1. Sony had a split at it's 180$ price in 2000, going to 90 dollars. The jump to 180$ was already way higher than it should have been. From 40$ to 180$ in less than one year, which resulted from insanely inflated stock prices and news of playstation 2's incredible success. The drop was further exacerbated by global financial slowdown. If you don't trade stocks you really shouldn't comment on what you don't know. I see stocks go from 10$ to a hundred in a day and drop back to 40 within a couple weeks. It is normal in the stock market for prices to become outrageous because people called pumpers push lots of money into the stock, then they short the stock, and sell, causing a rippling effect among buyers.
You buy 1,000,000 shares in increments of 10,000 every 20 minutes, this causes lots of people to see price going up, so they buy, hoping to ride the wave. By the end, your million shares got 2,000,000 people to also buy shares. Then you short the stock, which means you borrow against the price, sell your stocks quickly, then suddenly those 2,000,000 people are negative, and more and more are selling sending the price down. Before you know it, the price is through the floor, and you borrowed at the top, which means you not only made 1,000,000 shares worth of increasing stock price, but you also shorted a million off the top. This is normal wall street pumping.

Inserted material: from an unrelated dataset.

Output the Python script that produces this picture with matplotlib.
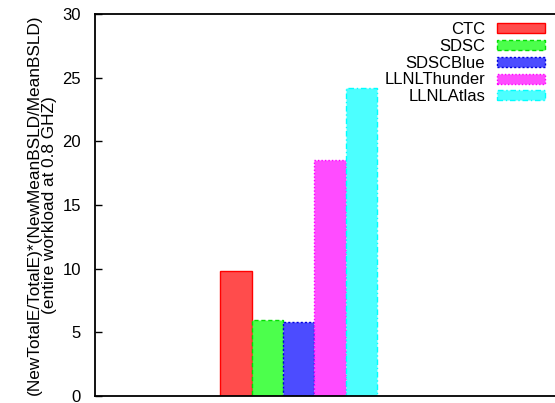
import numpy as np
import matplotlib.pyplot as plt

plt.rcParams['font.family'] = ['Liberation Sans', 'DejaVu Sans']

# one cluster of bars, one per workload
systems = ["CTC", "SDSC", "SDSCBlue", "LLNLThunder", "LLNLAtlas"]
values = [9.8, 6.0, 5.8, 18.55, 24.2]
fills = ["#ff4c4c", "#4cff4c", "#4c4cff", "#ff4cff", "#4cffff"]
edges = ["#ff0000", "#00e000", "#0000e0", "#ff00ff", "#00ffff"]
dashes = ["solid", (0, (3, 2)), (0, (1.5, 1.5)), (0, (1, 1.5)), (0, (4, 2, 1, 2))]

fig = plt.figure(figsize=(5.55, 4.03), dpi=100)
ax = fig.add_axes([95 / 555, 7 / 403, 461 / 555, 382 / 403])

x = np.arange(len(values))
for i in range(len(values)):
    ax.bar(x[i], values[i], width=1.0, color=fills[i], edgecolor=edges[i],
           linewidth=1.0, linestyle=dashes[i], label=systems[i])

ax.set_xlim(-4.49, 10.2)
ax.set_ylim(0, 30)
ax.set_yticks(range(0, 31, 5))
ax.set_xticks([])
ax.tick_params(axis='y', direction='in', length=5, width=1, labelsize=12, pad=10)
for s in ax.spines.values():
    s.set_linewidth(1.3)
ax.spines['right'].set_visible(False)

ax.set_ylabel("(NewTotalE/TotalE)*(NewMeanBSLD/MeanBSLD)\n(entire workload at 0.8 GHZ)",
              fontsize=12.4, labelpad=4, linespacing=1.0)

ax.legend(loc='upper right', bbox_to_anchor=(545 / 555, 1 - 22 / 403), bbox_transform=fig.transFigure,
          frameon=False, markerfirst=False, fontsize=12, handlelength=2.88, handleheight=0.54,
          labelspacing=0.11, handletextpad=0.72, borderpad=0, borderaxespad=0)

plt.savefig("out.png", dpi=100)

2. Samsung and LG are both Korean. Huh, I wonder if that's a coincidence. (I already looked this up a year ago, so forgive me if I don't spoon-feed you the info). The Korean won has never seen a degredation of currency value against the global recession. What that means, is that Korean companies make an extremely good margin on their products, which, gee, I guess allows them to sell at a much cheaper price. Funny how that works. Throw the major recession into the mix, where people are buying as cheap as possible, and guess what. Korean companies currently are one of the most predominant consumer goods manufacturers. And it's simple to see why, if you'd bother to have checked.
3. Apple destroyed everyone with iShit, and currently losing stock price and market share by the yard.
4.(lost over 8B$ on ps3). Source?
5. Losing 2B$ on vita. Source?
6. Sacked 50,000. Yep, the entire global economy almost had a depression. Obviously a luxury consumer goods manufacturer is gonig to feel it. Suddenly, after things getting back to normal, Sony goes from 10$ to 18$. Man. Do some research brah.
7. Sony will make another handheld, you can bet your ass on that, because it's not as clear as the extremely biased picture you present.
Say fanboy again, and you're reported.
EDIT: Oh, and I'll save you some time on those sources I asked for. They don't exist.